- **Required task**
Give every line back verbatim, dropping all images.

★ ★ ★

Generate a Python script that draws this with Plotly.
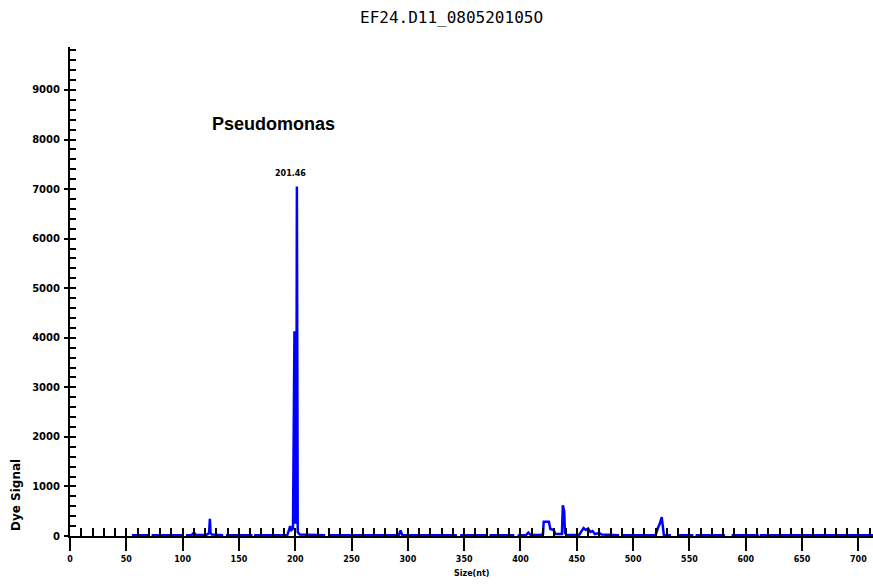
import plotly.graph_objects as go

# Electropherogram trace: fragment size (nt) vs dye signal
size_nt = [
    55, 68.5, 69, 73, 73.5, 98.5, 99, 103.5, 104, 108, 110, 112, 121, 123.5, 124.2, 124.8,
    126, 135, 135.5, 139, 139.5, 161, 161.5, 164, 164.5, 193, 195.5, 196.5, 198, 199.3,
    200.2, 200.9, 201.46, 202.2, 204, 215, 225.5, 226, 231, 231.5, 260, 288, 292, 293.5,
    295, 300, 342.5, 343, 347, 347.5, 368.5, 369, 373, 373.5, 393.5, 394, 398, 398.5, 405,
    407, 409, 418, 420, 420.6, 425.2, 426.5, 429.5, 431, 436.8, 437.6, 438.8, 439.5, 441,
    452, 454, 456, 458, 460, 462, 464, 466, 470, 472, 480, 486.5, 487, 490, 490.5, 520, 522,
    523.6, 525.4, 526.6, 527.3, 532.5, 533, 540, 540.5, 552.5, 553, 556, 556.5, 580.5, 581,
    588, 588.5, 610.5, 611, 613, 613.5, 638.5, 639, 641, 641.5, 713,
]
dye_signal = [
    15, 15, -60, -60, 15, 15, -60, -60, 15, 20, 70, 20, 20, 60, 345, 60,
    30, 15, -60, -60, 15, 15, -60, -60, 15, 20, 200, 120, 150, 4130,
    250, 300, 7050, 80, 30, 15, 15, -60, -60, 15, 15, 20, 20, 110,
    20, 15, 15, -60, -60, 15, 15, -60, -60, 15, 15, -60, -60, 15, 20,
    70, 20, 20, 40, 290, 290, 140, 120, 40, 40, 620, 500, 60, 20,
    20, 80, 160, 120, 150, 80, 100, 40, 60, 30, 15, 15, -60, -60, 15, 20, 160,
    240, 380, 200, 20, 15, -60, -60, 15, 15, -60, -60, 15, 15, -60,
    -60, 15, 15, -60, -60, 15, 15, -60, -60, 15, 15,
]

peak_size = 201.46
x_major = list(range(0, 701, 50))
x_minor = list(range(0, 711, 10))
y_major = list(range(0, 9001, 1000))
y_minor = list(range(0, 9801, 200))

X_RANGE = [0, 713]
Y_RANGE = [0, 9867]

fig = go.Figure()
fig.add_trace(go.Scatter(
    x=size_nt, y=dye_signal, mode="lines",
    line=dict(color="#0000ff", width=2.5),
    hoverinfo="x+y", showlegend=False,
))
# helper trace so the inside-tick axes are rendered
fig.add_trace(go.Scatter(x=[None], y=[None], xaxis="x2", yaxis="y2",
                         showlegend=False, hoverinfo="skip"))

tick_font_x = dict(family="DejaVu Sans", size=8, color="black", weight="bold")
tick_font_y = dict(family="DejaVu Sans", size=10, color="black", weight="bold")

fig.update_layout(
    width=873, height=588,
    margin=dict(l=70, r=0, t=47, b=52),
    paper_bgcolor="white", plot_bgcolor="white",
    font=dict(family="DejaVu Sans", color="black"),
    xaxis=dict(
        range=X_RANGE, tickvals=x_major, ticktext=[str(v) for v in x_major],
        ticks="outside", ticklen=13, tickwidth=1.5, tickcolor="black",
        showline=True, linecolor="black", linewidth=2, showgrid=False, zeroline=False,
        tickfont=tick_font_x, layer="below traces", ticklabelstandoff=1,
    ),
    yaxis=dict(
        range=Y_RANGE, tickvals=y_major, ticktext=[str(v) for v in y_major],
        ticks="outside", ticklen=4, tickwidth=1.5, tickcolor="black",
        showline=True, linecolor="black", linewidth=2, showgrid=False, zeroline=False,
        tickfont=tick_font_y, layer="below traces", ticklabelstandoff=2,
    ),
    xaxis2=dict(
        range=X_RANGE, overlaying="x", anchor="y", side="bottom",
        tickvals=x_minor, ticks="inside", ticklen=8, tickwidth=1.5, tickcolor="black",
        showticklabels=False, showline=False, showgrid=False, zeroline=False,
    ),
    yaxis2=dict(
        range=Y_RANGE, overlaying="y", anchor="x", side="left",
        tickvals=y_minor, ticks="inside", ticklen=6, tickwidth=1.5, tickcolor="black",
        showticklabels=False, showline=False, showgrid=False, zeroline=False,
    ),
)

fig.add_annotation(
    text="EF24.D11_080520105O", xref="paper", yref="paper", x=0.4745, y=1.0613,
    showarrow=False, xanchor="center", yanchor="middle",
    font=dict(family="DejaVu Sans Mono", size=16, color="black"),
)
fig.add_annotation(
    text="Pseudomonas", xref="x", yref="y", x=124, y=8313,
    showarrow=False, xanchor="left", yanchor="middle",
    font=dict(family="Liberation Sans", size=18, color="black", weight="bold"),
)
fig.add_annotation(
    text=f"{peak_size:.2f}", xref="x", yref="y", x=peak_size, y=7324, xshift=-6,
    showarrow=False, xanchor="center", yanchor="middle",
    font=dict(family="DejaVu Sans", size=8, color="black", weight="bold"),
)
fig.add_annotation(
    text="Size(nt)", xref="paper", yref="paper", x=0.5, y=-0.0757,
    showarrow=False, xanchor="center", yanchor="middle",
    font=dict(family="DejaVu Sans", size=8, color="black", weight="bold"),
)
fig.add_annotation(
    text="Dye Signal", xref="paper", yref="paper", x=-0.0672, y=0.0838,
    showarrow=False, xanchor="center", yanchor="middle", textangle=-90,
    font=dict(family="DejaVu Sans", size=12, color="black", weight="bold"),
)

fig.write_html("out.html")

★ ★ ★

- **Result for this task**
Generate a Python script that draws this with Plotly.
import plotly.graph_objects as go

# Electropherogram trace: fragment size (nt) vs dye signal
size_nt = [
    55, 68.5, 69, 73, 73.5, 98.5, 99, 103.5, 104, 108, 110, 112, 121, 123.5, 124.2, 124.8,
    126, 135, 135.5, 139, 139.5, 161, 161.5, 164, 164.5, 193, 195.5, 196.5, 198, 199.3,
    200.2, 200.9, 201.46, 202.2, 204, 215, 225.5, 226, 231, 231.5, 260, 288, 292, 293.5,
    295, 300, 342.5, 343, 347, 347.5, 368.5, 369, 373, 373.5, 393.5, 394, 398, 398.5, 405,
    407, 409, 418, 420, 420.6, 425.2, 426.5, 429.5, 431, 436.8, 437.6, 438.8, 439.5, 441,
    452, 454, 456, 458, 460, 462, 464, 466, 470, 472, 480, 486.5, 487, 490, 490.5, 520, 522,
    523.6, 525.4, 526.6, 527.3, 532.5, 533, 540, 540.5, 552.5, 553, 556, 556.5, 580.5, 581,
    588, 588.5, 610.5, 611, 613, 613.5, 638.5, 639, 641, 641.5, 713,
]
dye_signal = [
    15, 15, -60, -60, 15, 15, -60, -60, 15, 20, 70, 20, 20, 60, 345, 60,
    30, 15, -60, -60, 15, 15, -60, -60, 15, 20, 200, 120, 150, 4130,
    250, 300, 7050, 80, 30, 15, 15, -60, -60, 15, 15, 20, 20, 110,
    20, 15, 15, -60, -60, 15, 15, -60, -60, 15, 15, -60, -60, 15, 20,
    70, 20, 20, 40, 290, 290, 140, 120, 40, 40, 620, 500, 60, 20,
    20, 80, 160, 120, 150, 80, 100, 40, 60, 30, 15, 15, -60, -60, 15, 20, 160,
    240, 380, 200, 20, 15, -60, -60, 15, 15, -60, -60, 15, 15, -60,
    -60, 15, 15, -60, -60, 15, 15, -60, -60, 15, 15,
]

peak_size = 201.46
x_major = list(range(0, 701, 50))
x_minor = list(range(0, 711, 10))
y_major = list(range(0, 9001, 1000))
y_minor = list(range(0, 9801, 200))

X_RANGE = [0, 713]
Y_RANGE = [0, 9867]

fig = go.Figure()
fig.add_trace(go.Scatter(
    x=size_nt, y=dye_signal, mode="lines",
    line=dict(color="#0000ff", width=2.5),
    hoverinfo="x+y", showlegend=False,
))
# helper trace so the inside-tick axes are rendered
fig.add_trace(go.Scatter(x=[None], y=[None], xaxis="x2", yaxis="y2",
                         showlegend=False, hoverinfo="skip"))

tick_font_x = dict(family="DejaVu Sans", size=8, color="black", weight="bold")
tick_font_y = dict(family="DejaVu Sans", size=10, color="black", weight="bold")

fig.update_layout(
    width=873, height=588,
    margin=dict(l=70, r=0, t=47, b=52),
    paper_bgcolor="white", plot_bgcolor="white",
    font=dict(family="DejaVu Sans", color="black"),
    xaxis=dict(
        range=X_RANGE, tickvals=x_major, ticktext=[str(v) for v in x_major],
        ticks="outside", ticklen=13, tickwidth=1.5, tickcolor="black",
        showline=True, linecolor="black", linewidth=2, showgrid=False, zeroline=False,
        tickfont=tick_font_x, layer="below traces", ticklabelstandoff=1,
    ),
    yaxis=dict(
        range=Y_RANGE, tickvals=y_major, ticktext=[str(v) for v in y_major],
        ticks="outside", ticklen=4, tickwidth=1.5, tickcolor="black",
        showline=True, linecolor="black", linewidth=2, showgrid=False, zeroline=False,
        tickfont=tick_font_y, layer="below traces", ticklabelstandoff=2,
    ),
    xaxis2=dict(
        range=X_RANGE, overlaying="x", anchor="y", side="bottom",
        tickvals=x_minor, ticks="inside", ticklen=8, tickwidth=1.5, tickcolor="black",
        showticklabels=False, showline=False, showgrid=False, zeroline=False,
    ),
    yaxis2=dict(
        range=Y_RANGE, overlaying="y", anchor="x", side="left",
        tickvals=y_minor, ticks="inside", ticklen=6, tickwidth=1.5, tickcolor="black",
        showticklabels=False, showline=False, showgrid=False, zeroline=False,
    ),
)

fig.add_annotation(
    text="EF24.D11_080520105O", xref="paper", yref="paper", x=0.4745, y=1.0613,
    showarrow=False, xanchor="center", yanchor="middle",
    font=dict(family="DejaVu Sans Mono", size=16, color="black"),
)
fig.add_annotation(
    text="Pseudomonas", xref="x", yref="y", x=124, y=8313,
    showarrow=False, xanchor="left", yanchor="middle",
    font=dict(family="Liberation Sans", size=18, color="black", weight="bold"),
)
fig.add_annotation(
    text=f"{peak_size:.2f}", xref="x", yref="y", x=peak_size, y=7324, xshift=-6,
    showarrow=False, xanchor="center", yanchor="middle",
    font=dict(family="DejaVu Sans", size=8, color="black", weight="bold"),
)
fig.add_annotation(
    text="Size(nt)", xref="paper", yref="paper", x=0.5, y=-0.0757,
    showarrow=False, xanchor="center", yanchor="middle",
    font=dict(family="DejaVu Sans", size=8, color="black", weight="bold"),
)
fig.add_annotation(
    text="Dye Signal", xref="paper", yref="paper", x=-0.0672, y=0.0838,
    showarrow=False, xanchor="center", yanchor="middle", textangle=-90,
    font=dict(family="DejaVu Sans", size=12, color="black", weight="bold"),
)

fig.write_html("out.html")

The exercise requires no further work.